The US securities trading industry recently transitioned to a T+1 settlement cycle from T+2, marking a significant change aimed at increasing market efficiency and reducing risk. Canada transitioned to the T+1 settlement cycle for equity and long-term debt market trades on May 27, 2024, ahead of the US market. The Canadian Securities Administrators (CSA) confirmed this move to enhance market efficiency and reduce settlement risks. ​
SEC Chair Gensler noted that the switch was “smooth, with fail rates remaining stable and not increasing. This has been the overall sentiment across the US, Canada, Mexico, Argentina, and Jamaica, transitioning their settlement cycle for equities, corporate bonds, and municipal securities from T+2 to T+1.
One week into the rollout, we examine how firms have adapted, the successes achieved, and the challenges faced while also exploring the future implications for the capital markets ecosystem.

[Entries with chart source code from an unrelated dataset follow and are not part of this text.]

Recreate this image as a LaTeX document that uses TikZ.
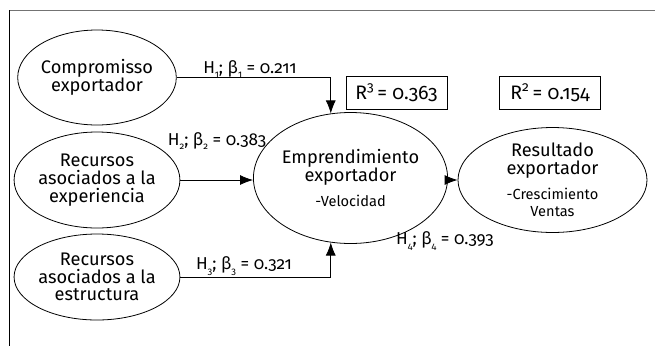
\documentclass[tikz,border=0pt]{standalone}
\usepackage{fontspec}
\setmainfont[Numbers=OldStyle]{Fira Sans}
\usetikzlibrary{arrows.meta,shapes.geometric}
\tikzset{
  latent/.style={ellipse,draw,line width=0.8pt,inner sep=0pt,align=center,
    font=\fontsize{18.2}{17.8}\selectfont},
  rbox/.style={draw,line width=0.8pt,minimum width=101pt,minimum height=33pt,inner sep=0pt,
    font=\fontsize{19.5}{18}\selectfont},
  path/.style={line width=0.8pt,-{Latex[length=13pt,width=10pt]}},
  coef/.style={font=\fontsize{17.2}{18}\selectfont,inner sep=0pt},
}
\newcommand{\smalltxt}[1]{{\fontsize{14.6}{17}\selectfont #1}}
\newcommand{\lowsub}[1]{\raisebox{-0.5ex}{\fontsize{9.5}{10}\selectfont #1}}
\begin{document}
\begin{tikzpicture}[x=1pt,y=-1pt]
\useasboundingbox (0,0) rectangle (655,346);
\draw[line width=0.9pt,black!55] (9,10) -- (655,10);
\draw[line width=0.9pt] (9,10) -- (9,346);
\node[latent,minimum width=140pt,minimum height=95pt] (e1) at (97,77.5) {Compromisso\\exportador};
\node[latent,minimum width=140pt,minimum height=96pt] (e2) at (97,180) {Recursos\\asociados a la\\experiencia};
\node[latent,minimum width=140pt,minimum height=86pt] (e3) at (97,277) {Recursos\\asociados a la\\estructura};
\node[latent,minimum width=153pt,minimum height=131pt] (c) at (350.5,178) {Emprendimiento\\exportador\\[8pt]\smalltxt{-Velocidad}};
\node[latent,minimum width=189pt,minimum height=102pt] (r) at (552.5,180) {Resultado\\exportador\\[7pt]\smalltxt{-Crescimiento}\\\smalltxt{Ventas}};
\node[rbox] (b1) at (396.5,92.5) {R\textsuperscript{3}\,= 0.363};
\node[rbox] (b2) at (550,92.5) {R\textsuperscript{2}\,= 0.154};
\draw[path] (e1.east) -| (c.107);
\draw[path] (e2.east) -- (e2.east -| c.west);
\draw[path] (e3.east) -| (c.253);
\draw[path] (c.east |- r.west) -- (r.west);
\node[coef] (l1) at (250,69) {H\lowsub{1}; β\lowsub{1} = 0.211};
\node[coef] (l2) at (217,141) {H\lowsub{2}; β\lowsub{2} = 0.383};
\node[coef] (l3) at (244,266) {H\lowsub{3}; β\lowsub{3} = 0.321};
\node[coef] (l4) at (445,241) {H\lowsub{4}; β\lowsub{4} = 0.393};
\end{tikzpicture}
\end{document}
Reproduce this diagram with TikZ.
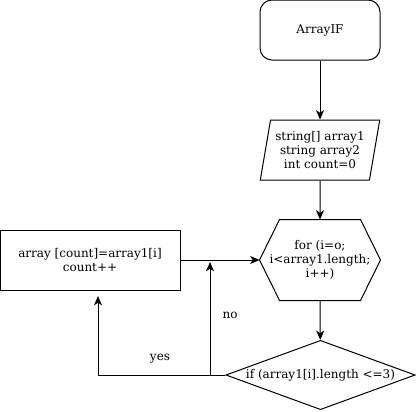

Prominent Highlights of the First Week: T+1 Settlement
- High Affirmation Rates: A Positive Start
- The first week of T+1 settlement was deemed a success by DTCC officials, reinforcing confidence in the new system. It reported a smooth transition to T+1 settlement, with affirmation rates exceeding 90% on the first day, as opposed 73% in January this year. In Canada, initial responses indicate that the transition has been smooth, with market participants effectively adapting by implementing best practices such as same-day allocations and affirmations.
- This is a promising start, indicating that the majority of trades are being processed efficiently within the shortened timeframe. This high rate indicates a robust adjustment to the new system and has a bearing as a crucial step towards the eventual goal of T+0 settlement.
- Showcasing Operational Readiness: Firms Step Up
- Many firms demonstrated commendable operational readiness by enhancing their pre-trade and post-trade processing workflows. According to a report by Markets Media, firms like Bank of America and Goldman Sachs had detailed readiness plans in place well before the transition date. These plans included comprehensive testing and coordination with the DTCC to ensure a seamless shift to the new settlement cycle.
“Our preparation for T+1 has been extensive, involving multiple rounds of testing and close collaboration with our clearing and settlement partners,”
A senior executive from Goldman Sachs
Not without Hiccups
- Technical Glitches
Despite the overall success, the first week was not without its technical challenges. Minor system issues were reported by the DTCC during the night cycle processing on the first day. Although these issues were quickly resolved, they highlighted the potential for technological hiccups in the early stages of implementation​.
- Persistent Trade Failures
Trade failures remained steady during the first week, as reported by Bloomberg. This indicates that some operational inefficiencies still need to be addressed, emphasizing the need for continuous improvement and monitoring to ensure seamless processing​.
- Low Self-Affirmation Rates
Self-Affirmation rates fell below expectations, pointing to areas that require further attention. This gap suggests that while the infrastructure is largely in place, firms need to fine-tune their internal processes to fully align with T+1 requirements​. Achieving high self-affirmation rates often requires advanced technological solutions, such as automated trade matching and reconciliation systems. Firms with low self-affirmation rates might be lagging in technology adoption, impacting their ability to comply with T+1 settlement.
Industry Insights and Future Outlook: Towards T+0
Many industry experts view the move to T+1 as a crucial step towards the ultimate goal of the T+0 settlement. This perspective underscores the ongoing efforts to further shorten settlement cycles, which will require more advanced technological solutions​ and, of course, automation.
Automation of post-trade processes is key to successfully navigating the T+1 settlement system because it helps expedite the timely and accurate provision of data between counterparties.
The reliance on advanced automation and technologies like AI and Blockchain will increase, considering that they can provide real-time processing capabilities, further reducing settlement times and enhancing the overall efficiency of the post-trade process.
Additionally, the transition has further highlighted the importance of industry-wide collaboration.
Firms must work closely with clearinghouses, regulators, and technology providers to address any emerging issues promptly and ensure the smooth operation of the new settlement cycle.
For Wall Street brokers, this transition presents a constant call to action, necessitating a proactive mindset to stay competitive.
Implications for Europe and Beyond
The successful implementation of T+1 in North America offers valuable lessons for other regions considering similar transitions. European markets, for example, are closely monitoring this shift as they contemplate their own move to shorter settlement cycles. The ability to manage operational readiness, address technical challenges swiftly, and maintain high levels of trade affirmation are critical factors that can inform global best practices.